Jen Schonwald, who sings low harmonies as well as lead vocals, was raised in a musical family in which her parents and step-father sang traditional folk songs, and she’s been performing since the age of 12. Jen spent six years in the Philadelphia-based Full Frontal Folk group as vocalist and guitarist and also sang on recordings by singer-guitarist Pat Wictor. She co-wrote the spunky “Patron Saint of Opportunity” with Nancy on the new Angel Band CD.

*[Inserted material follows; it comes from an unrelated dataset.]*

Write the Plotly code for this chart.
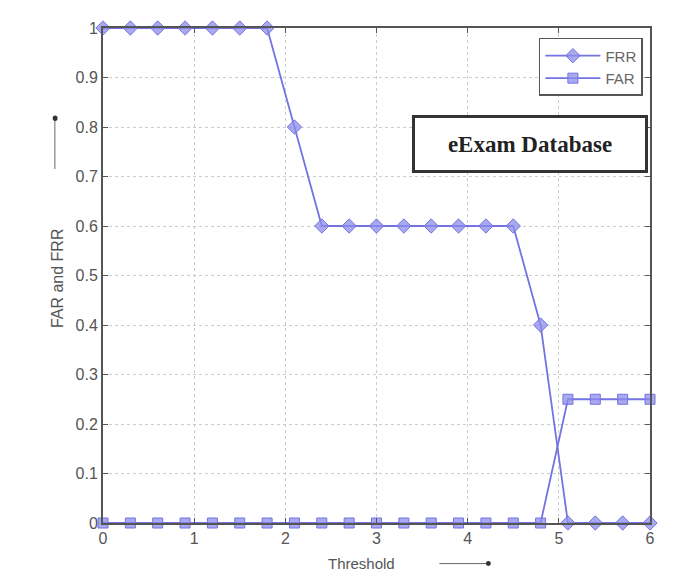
import plotly.graph_objects as go

threshold = [0, 0.3, 0.6, 0.9, 1.2, 1.5, 1.8, 2.1, 2.4, 2.7, 3.0, 3.3, 3.6, 3.9, 4.2, 4.5, 4.8, 5.1, 5.4, 5.7, 6.0]
frr = [1, 1, 1, 1, 1, 1, 1, 0.8, 0.6, 0.6, 0.6, 0.6, 0.6, 0.6, 0.6, 0.6, 0.4, 0, 0, 0, 0]
far = [0, 0, 0, 0, 0, 0, 0, 0, 0, 0, 0, 0, 0, 0, 0, 0, 0, 0.25, 0.25, 0.25, 0.25]
x_ticks = [0, 1, 2, 3, 4, 5, 6]
y_ticks = [0, 0.1, 0.2, 0.3, 0.4, 0.5, 0.6, 0.7, 0.8, 0.9, 1]
y_tick_text = ["0", "0.1", "0.2", "0.3", "0.4", "0.5", "0.6", "0.7", "0.8", "0.9", "1"]

line_col = "#7373e2"
fill_col = "rgba(140,140,235,0.75)"

fig = go.Figure()
fig.add_trace(go.Scatter(x=threshold, y=frr, name="FRR", mode="lines+markers",
                         line=dict(color=line_col, width=1.8),
                         marker=dict(symbol="diamond", size=11, color=fill_col,
                                     line=dict(color=line_col, width=1)),
                         cliponaxis=False))
fig.add_trace(go.Scatter(x=threshold, y=far, name="FAR", mode="lines+markers",
                         line=dict(color=line_col, width=1.8),
                         marker=dict(symbol="square", size=10, color=fill_col,
                                     line=dict(color=line_col, width=1)),
                         cliponaxis=False))

axis_common = dict(showline=True, linecolor="#555", linewidth=2, mirror="ticks",
                   ticks="inside", ticklen=5, tickcolor="#555",
                   showgrid=True, gridcolor="#cccccc", griddash="dot", gridwidth=1,
                   zeroline=False,
                   tickfont=dict(family="Liberation Sans, Arial", size=16, color="#555"))

fig.update_layout(
    width=698, height=577,
    margin=dict(l=95, r=56, t=20, b=62),
    paper_bgcolor="white", plot_bgcolor="white",
    xaxis=dict(range=[0, 6], tickvals=x_ticks, ticktext=[str(v) for v in x_ticks], **axis_common),
    yaxis=dict(range=[0, 1], tickvals=y_ticks, ticktext=y_tick_text, ticklabelstandoff=0, **axis_common),
    showlegend=True,
    legend=dict(x=0.987, y=0.98, xanchor="right", yanchor="top",
                bgcolor="white", bordercolor="#555", borderwidth=1.5,
                font=dict(family="Liberation Sans, Arial", size=15, color="#666"),
                itemwidth=55, tracegroupgap=0),
    annotations=[
        dict(xref="paper", yref="paper", x=0.781, y=0.766, xanchor="center", yanchor="middle",
             text="<b>eExam Database</b>",
             showarrow=False, font=dict(family="Liberation Serif, Times New Roman", size=23, color="#222"),
             bordercolor="#333", borderwidth=3, borderpad=4, bgcolor="white",
             width=222, height=44),
        dict(xref="paper", yref="paper", x=0.472, y=-0.081, xanchor="center", yanchor="middle",
             text="Threshold", showarrow=False,
             font=dict(family="Liberation Sans, Arial", size=15, color="#555")),
        dict(xref="paper", yref="paper", x=-0.082, y=0.495, xanchor="center", yanchor="middle",
             text="FAR and FRR", showarrow=False, textangle=-90,
             font=dict(family="Liberation Sans, Arial", size=16, color="#555")),
    ],
    shapes=[
        dict(type="line", xref="paper", yref="paper", x0=0.615, x1=0.705, y0=-0.082, y1=-0.082,
             line=dict(color="#666", width=1)),
        dict(type="circle", xref="paper", yref="paper", x0=0.700, x1=0.709, y0=-0.087, y1=-0.077,
             fillcolor="#333", line=dict(color="#333", width=0)),
        dict(type="line", xref="paper", yref="paper", x0=-0.088, x1=-0.088, y0=0.715, y1=0.82,
             line=dict(color="#666", width=1)),
        dict(type="circle", xref="paper", yref="paper", x0=-0.092, x1=-0.083, y0=0.812, y1=0.823,
             fillcolor="#333", line=dict(color="#333", width=0)),
    ],
)

fig.write_html("out.html")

The newest and youngest Angel is Kathleen Weber (middle harmonies, lead vocals), who has performed for more than 20 years in numerous choirs and bands, including the Moravian Women’s Choir and, most recently, as a member of the reggae/rock Los Manatees in Pennsylvania’s Lehigh Valley.



to write a review

Jean-Claude D.

Can't stop singing these songs!
This recording is a joy! The only thing better is hearing the songs performed live. Buy the CD! Go to the show! Ah, Angel Band, I would drive all day for you, I'd spend all my pay for you, queue for tickets in the snow, wait for hours before the show, come to gigs with blistered feet, even for a far-off seat...

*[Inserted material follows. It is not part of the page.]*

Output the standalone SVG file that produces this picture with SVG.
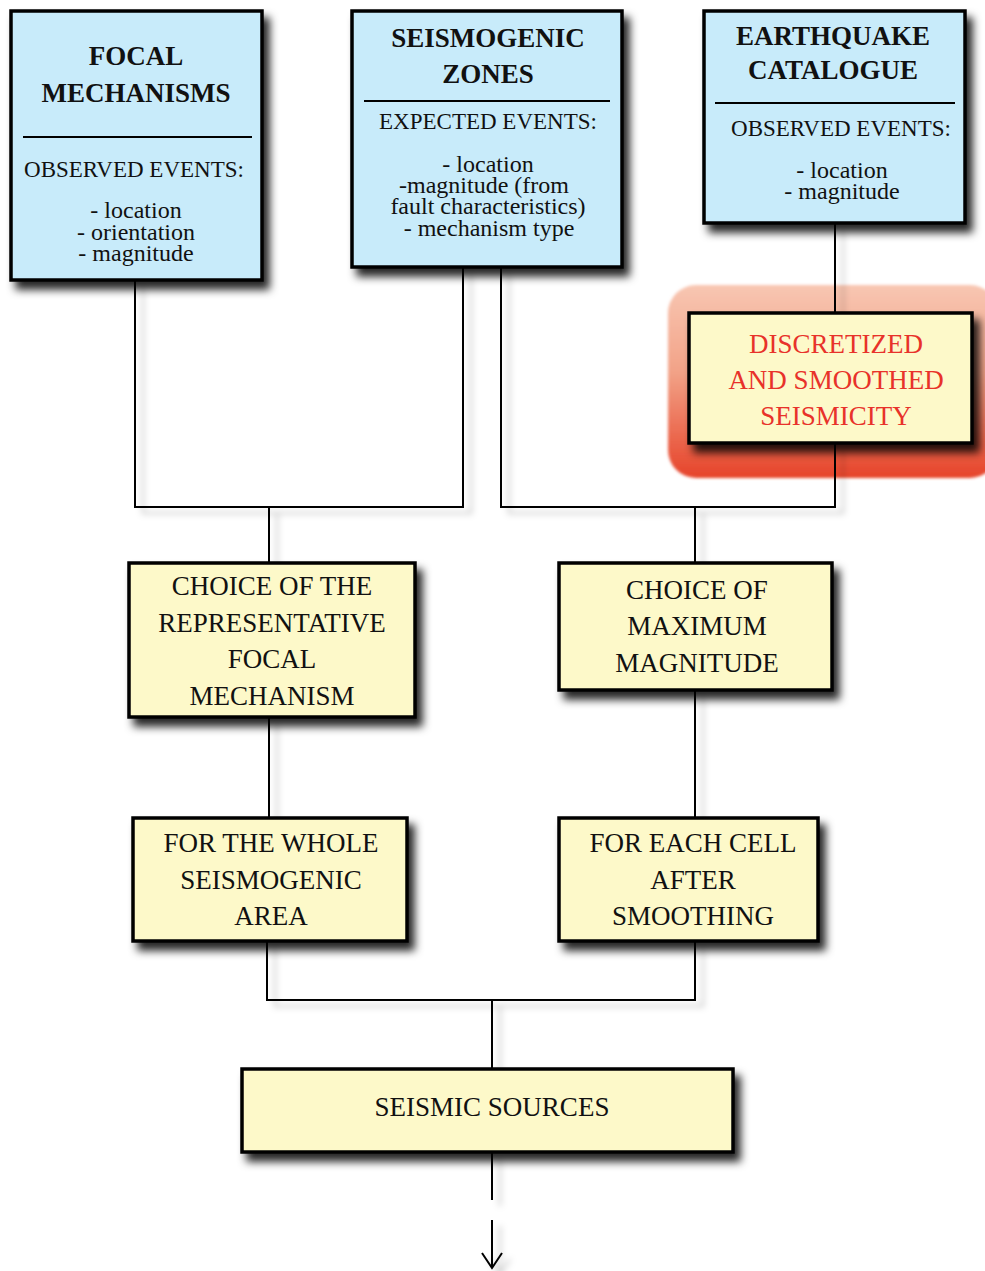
<svg xmlns="http://www.w3.org/2000/svg" width="985" height="1271" viewBox="0 0 985 1271">
<style>
.box{stroke:#000;stroke-width:3.5}
.blue{fill:#c8ebfa}
.yel{fill:#fdf9c9}
.t{font-family:"Liberation Serif","Times New Roman",serif;fill:#111;text-anchor:middle}
.h{font-weight:bold;font-size:27px}
.s{font-size:23px}
.l{font-size:24px}
.y{font-size:27px}
.r{fill:#e8322a;font-size:27px}
.ln{fill:none;stroke:#000;stroke-width:2}
.div{stroke:#000;stroke-width:2}
</style>
<defs>
<filter id="sh" x="-20%" y="-20%" width="150%" height="160%">
<feDropShadow dx="6" dy="8" stdDeviation="4" flood-color="#000" flood-opacity="0.85"/>
</filter>
<filter id="lsh" x="-50%" y="-20%" width="200%" height="150%">
<feDropShadow dx="8" dy="6" stdDeviation="3" flood-color="#000" flood-opacity="0.25"/>
</filter>
<filter id="glowblur" x="-10%" y="-10%" width="120%" height="120%">
<feGaussianBlur stdDeviation="1.5"/>
</filter>
<linearGradient id="red" x1="0" y1="0" x2="0" y2="1">
<stop offset="0" stop-color="#f8c6b2"/>
<stop offset="0.45" stop-color="#f2a287"/>
<stop offset="1" stop-color="#e6432a"/>
</linearGradient>
</defs>

<rect id="glow" x="668" y="285" width="330" height="193" rx="28" fill="url(#red)" filter="url(#glowblur)"/>

<g id="connectors" filter="url(#lsh)">
<path class="ln" d="M135 280 V507 H463 V267"/>
<path class="ln" d="M501 267 V507 H835 V443"/>
<path class="ln" d="M835 223 V313"/>
<path class="ln" d="M269 507 V563"/>
<path class="ln" d="M695 507 V563"/>
<path class="ln" d="M269 717 V818"/>
<path class="ln" d="M695 690 V818"/>
<path class="ln" d="M267 941 V1000 H695 V941"/>
<path class="ln" d="M492 1000 V1069"/>
<path class="ln" d="M492 1152 V1200"/>
<path class="ln" d="M492 1220 V1268"/>
<path class="ln" d="M482 1253 L492 1268 L502 1253"/>
</g>

<g id="focal">
<rect class="box blue" x="11" y="11" width="251" height="269" filter="url(#sh)"/>
<text class="t h" x="136" y="65">FOCAL</text>
<text class="t h" x="136" y="102">MECHANISMS</text>
<line class="div" x1="23" y1="137" x2="252" y2="137"/>
<text class="t s" x="134" y="177">OBSERVED EVENTS:</text>
<text class="t l" x="136" y="218">- location</text>
<text class="t l" x="136" y="240">- orientation</text>
<text class="t l" x="136" y="261">- magnitude</text>
</g>

<g id="zones">
<rect class="box blue" x="352" y="11" width="270" height="256" filter="url(#sh)"/>
<text class="t h" x="488" y="47">SEISMOGENIC</text>
<text class="t h" x="488" y="83">ZONES</text>
<line class="div" x1="364" y1="101" x2="610" y2="101"/>
<text class="t s" x="488" y="129">EXPECTED EVENTS:</text>
<text class="t l" x="488" y="172">- location</text>
<text class="t l" x="484" y="193">-magnitude (from</text>
<text class="t l" x="488" y="214">fault characteristics)</text>
<text class="t l" x="489" y="236">- mechanism type</text>
</g>

<g id="catalogue">
<rect class="box blue" x="704" y="11" width="261" height="212" filter="url(#sh)"/>
<text class="t h" x="833" y="45">EARTHQUAKE</text>
<text class="t h" x="833" y="79">CATALOGUE</text>
<line class="div" x1="715" y1="103" x2="955" y2="103"/>
<text class="t s" x="841" y="136">OBSERVED EVENTS:</text>
<text class="t l" x="842" y="178">- location</text>
<text class="t l" x="842" y="199">- magnitude</text>
</g>

<g id="discretized">
<rect class="box yel" x="689" y="313" width="283" height="130" filter="url(#sh)"/>
<text class="t r" x="836" y="353">DISCRETIZED</text>
<text class="t r" x="836" y="389">AND SMOOTHED</text>
<text class="t r" x="836" y="425">SEISMICITY</text>
</g>

<g id="choice-focal">
<rect class="box yel" x="129" y="563" width="286" height="154" filter="url(#sh)"/>
<text class="t y" x="272" y="595">CHOICE OF THE</text>
<text class="t y" x="272" y="632">REPRESENTATIVE</text>
<text class="t y" x="272" y="668">FOCAL</text>
<text class="t y" x="272" y="705">MECHANISM</text>
</g>

<g id="choice-max">
<rect class="box yel" x="559" y="563" width="273" height="127" filter="url(#sh)"/>
<text class="t y" x="697" y="599">CHOICE OF</text>
<text class="t y" x="697" y="635">MAXIMUM</text>
<text class="t y" x="697" y="672">MAGNITUDE</text>
</g>

<g id="whole-area">
<rect class="box yel" x="133" y="818" width="274" height="123" filter="url(#sh)"/>
<text class="t y" x="271" y="852">FOR THE WHOLE</text>
<text class="t y" x="271" y="889">SEISMOGENIC</text>
<text class="t y" x="271" y="925">AREA</text>
</g>

<g id="each-cell">
<rect class="box yel" x="559" y="818" width="259" height="123" filter="url(#sh)"/>
<text class="t y" x="693" y="852">FOR EACH CELL</text>
<text class="t y" x="693" y="889">AFTER</text>
<text class="t y" x="693" y="925">SMOOTHING</text>
</g>

<g id="sources">
<rect class="box yel" x="242" y="1069" width="491" height="83" filter="url(#sh)"/>
<text class="t y" x="492" y="1116">SEISMIC SOURCES</text>
</g>
</svg>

Angel Band With Roots and Wings
First heard the band at world fest 2008 grass valley,ca. awesome couldn't wait to own my own copy. my daughter is getting married in 2 weeks and we are going to have the D.J. play " I'll sing this song for you"
the angels have brilliant harmony we jump around the house singing your songs.
oohh and it doesn't hurt one bit that david bromberg is a small part of your wonderful effort. thank you for coming to our little town in the foothills of california.

Dolores K Lowe

Angel Band - With Roots and Wings
The only thing better than listening to the Angel Band's recordings is sitting in an accoustically perfect venue and letting envelope you with their rich vocal harmonies in person. Still, when I first played this CD, I got the same goose bumps that I did the first time I heard them in a little theatre over on the east coast of Florida. Angel band is music for the ears, the heart and the soul. This is a must have CD for anyone who enjoys female vocalists of the highest quality.

Ian Robins

with roots and wings
It took a couple of plays, now I can't stop playing the complete cd over and over, I'm certain to recommend it to every one I meet. Words as well written as these are complimented with such pure singing, which the Angel Band supply, Brilliant!!!

Karen Sherman

This CD is absolutely one of my all time favorites. I purchased it the very first time I saw you Angels in Reading, PA a few years ago. In fact, you even signed it for me. I've also seen you at Chaplin's, the Birchmere and most recently at the Big Noise festival in Wilmington. I have been a Bromberg fan for over 30 years and saw him numerous times. I just placed my order for "Bless My Sole" and will anxiously awaiting its arrival. Your vocals and harmonies are incredible. Thank you for forming Angel Band, and I look forward to seeing you perform soon.

John Aceto

with Roots and Wings
As expected...another wonderful recording. I was anticipating exactly what i got! Awesome music and fantastic vocals!

Carol Brockmon

With Roots and Wings
This album is full of strength, grace and warmth. It is musically a delight and touches very deep places. May there be many more albums to come!


Angel Band With roots and Wings
I like it very much. Angel band has their voices like ange. Everything rtouched by Daviud Bromberg is like gold and the cover version of Anbgele of the morning ( ols success by Merrilee Rush and by P.P. Arnold) is really fantastic.
Nancy Josephson ( David Bromberg wife) is a very good entertainer, she write good songs and sing very well indeed. What else we need ? Another David Bromberg album with his wife singing too..
Aldo Pedron from


With Roots and Wings
This CD is wonderful! It is the next best thing to hearing the band in person. There are songs for every mood. It's hard to resist clapping along even when driving!
The CD arrived in perfect condition by the date promised.